Furthermore, the events of the past week seem to confirm that the monarchy is highly insulated from public pressure. Charles’s reign was presented to the public as a fait accompli, a timetable that will happen, whether we want it or not. He became king automatically at the death of his mother, and the bodies involved in officially acknowledging this fact – the Accession Council and the Privy Council – involve current elected politicians only as a minority. People have been arrested, or threatened with arrest, for publicly asking ‘who elected him?’ and holding that he is ‘not my king’. The broadcast media (which is supposedly politically impartial) has featured almost no republican voices, or even mild criticism of the Windsors. All major newspapers, along with all political parties, and almost all public and private corporations, have dutifully mourned the Queen and praised the new King. Even my employer, a university with a large share of international students, a socialist history and left-leaning faculty, has an official line, and it is a royalist one. Events at which working-class protest was likely (if only by a minority), such as football matches and strikes, were postponed. In these circumstances, it seems impossible for any movement aiming to hold the British monarchy accountable to get off the ground, in Britain at least.

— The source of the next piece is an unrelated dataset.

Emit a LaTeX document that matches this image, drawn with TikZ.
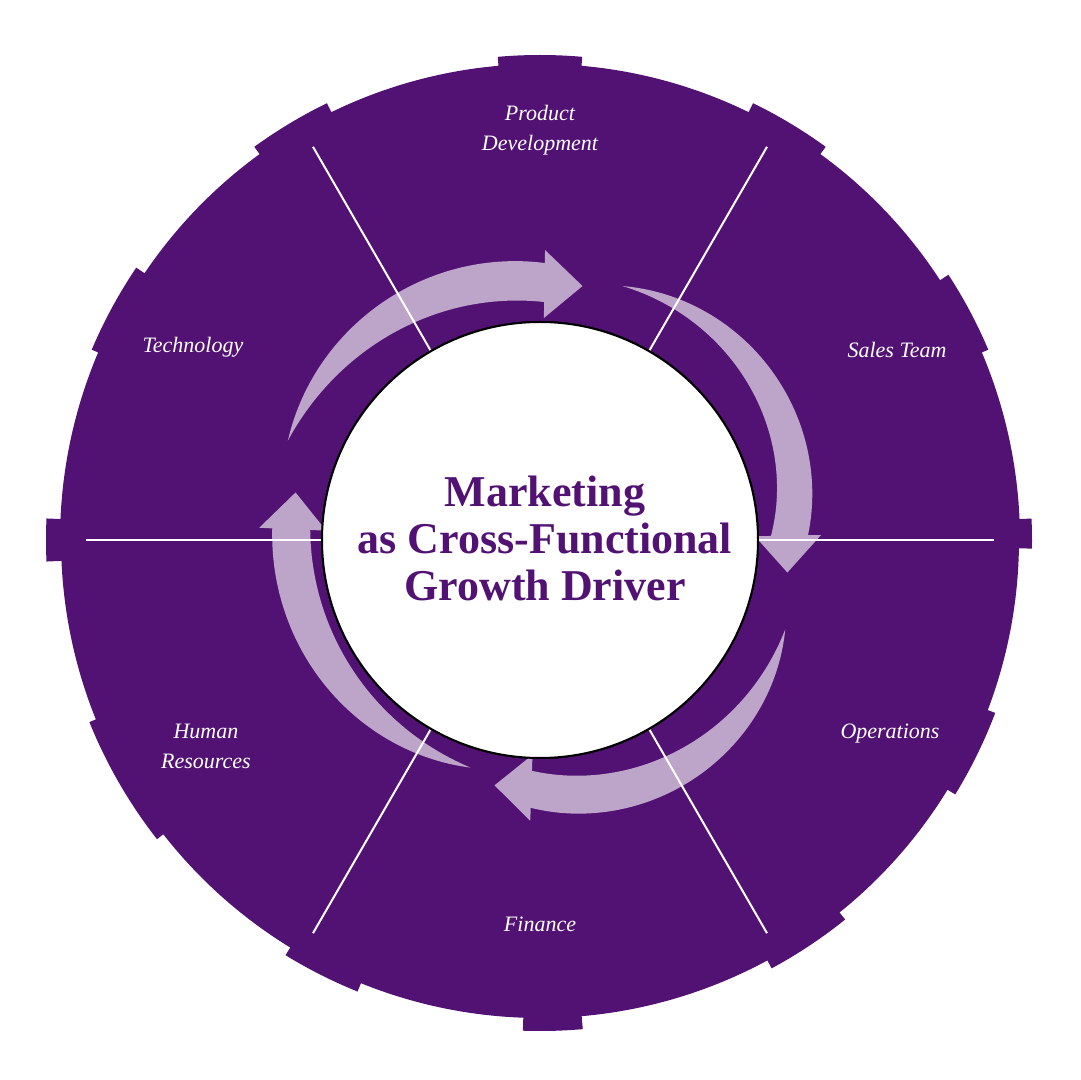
\documentclass[tikz,border=0pt]{standalone}
\usepackage{fontspec}
\setmainfont{Liberation Serif}
\definecolor{deep}{RGB}{82,18,115}
% #1 tail angle, #2 head-base angle, #3 tail radius,
% #4 outer mid radius, #5 outer head radius, #6 inner mid radius, #7 inner head radius
\newcommand\cyclearrow[7]{%
  \pgfmathsetmacro\tmid{(#1+#2)/2}%
  \pgfmathsetmacro\tdel{(#2-#1)/2}%
  \pgfmathsetmacro\hob{#5+13}%
  \pgfmathsetmacro\hib{#7-16}%
  \pgfmathsetmacro\tipr{(#5+#7)/2}%
  \pgfmathsetmacro\tipa{#2-8.5}%
  \fill[arr] plot[domain=-1:1,samples=60,variable=\u]
      ({\tmid+\u*\tdel}:{#4+(#5-#3)/2*\u+((#5+#3)/2-#4)*\u*\u})
    -- (#2:\hob) -- (\tipa:\tipr) -- (#2:\hib)
    -- plot[domain=-1:1,samples=60,variable=\u]
      ({\tmid-\u*\tdel}:{#6-(#7-#3)/2*\u+((#7+#3)/2-#6)*\u*\u})
    -- cycle;}
\begin{document}
\begin{tikzpicture}[x=0.5pt,y=0.5pt,
  lab/.style={text=white,font=\fontsize{11}{15}\selectfont\itshape,align=center},
  ttl/.style={text=deep,font=\fontsize{22}{23.5}\selectfont\bfseries,align=center},
  spoke/.style={white,line width=1pt},
  arr/.style={fill=white,fill opacity=0.62},
  hubstyle/.style={circle,fill=white,draw=black,line width=1pt,minimum size=218pt,inner sep=0pt}]
\useasboundingbox (-540,-540) rectangle (540,540);
% stepped outer disc
\fill[deep] (-1:492)
  \foreach \a/\b/\r in {-1/2.5/492, 2.5/23/480, 23/33/487, 33/54/477, 54/64/486, 64/85/476,
    85/95/485, 95/116/476, 116/126/486, 126/146/477, 146/157/487, 157/177.5/480,
    177.5/182.5/494, 182.5/202/479, 202/218/486, 218/238.5/478, 238.5/248/487,
    248/268/478, 268/275/491, 275/298.4/478, 298.4/308.8/487, 308.8/328.5/478,
    328.5/339.2/487, 339.2/359/479}
  { -- (\a:\r) arc[start angle=\a, end angle=\b, radius=\r] } -- cycle;
\node[hubstyle] (hub) at (0,0) {};
\foreach \a in {0,60,120,180,240,300}{
  \coordinate (s\a) at (\a:454);
  \draw[spoke] (hub.\a) -- (s\a);
}
% four curved arrows
\cyclearrow{158.5}{89}{271}{285}{277}{253}{238}
\cyclearrow{72}{1}{267}{287}{268}{260}{231}
\cyclearrow{-20}{-92}{261}{284}{268}{252}{231}
\cyclearrow{253}{177.5}{238}{259}{268}{228}{230}
\node[hubstyle] (hubtop) at (0,0) {};
\begin{scope}[shift={(-540,540)},yscale=-1]
\node[ttl] (core) at (545,538) {Marketing\\as Cross-Functional\\Growth Driver};
\node[lab] (pd) at (540,130) {Product\\Development};
\node[lab] (st) at (897,350) {Sales Team};
\node[lab] (op) at (890,734) {Operations};
\node[lab] (fi) at (540,924) {Finance};
\node[lab] (hr) at (206,746) {Human\\Resources};
\node[lab] (te) at (193,347) {Technology};
\end{scope}
\end{tikzpicture}
\end{document}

Perhaps if Charles were to misbehave enough such a movement would emerge. Institutions would distance themselves from him, public opinion would swing rapidly against him, and he would have to listen. But if republicanism is as easily suppressed as it has been recently, I see little prospect of his power being accountable to the people. If the new king wants to reign without dominating his subjects (and therefore without making us unfree), we must be allowed to hear a wide range of opinion about the monarchy, and to exercise our rights to debate and protest his position.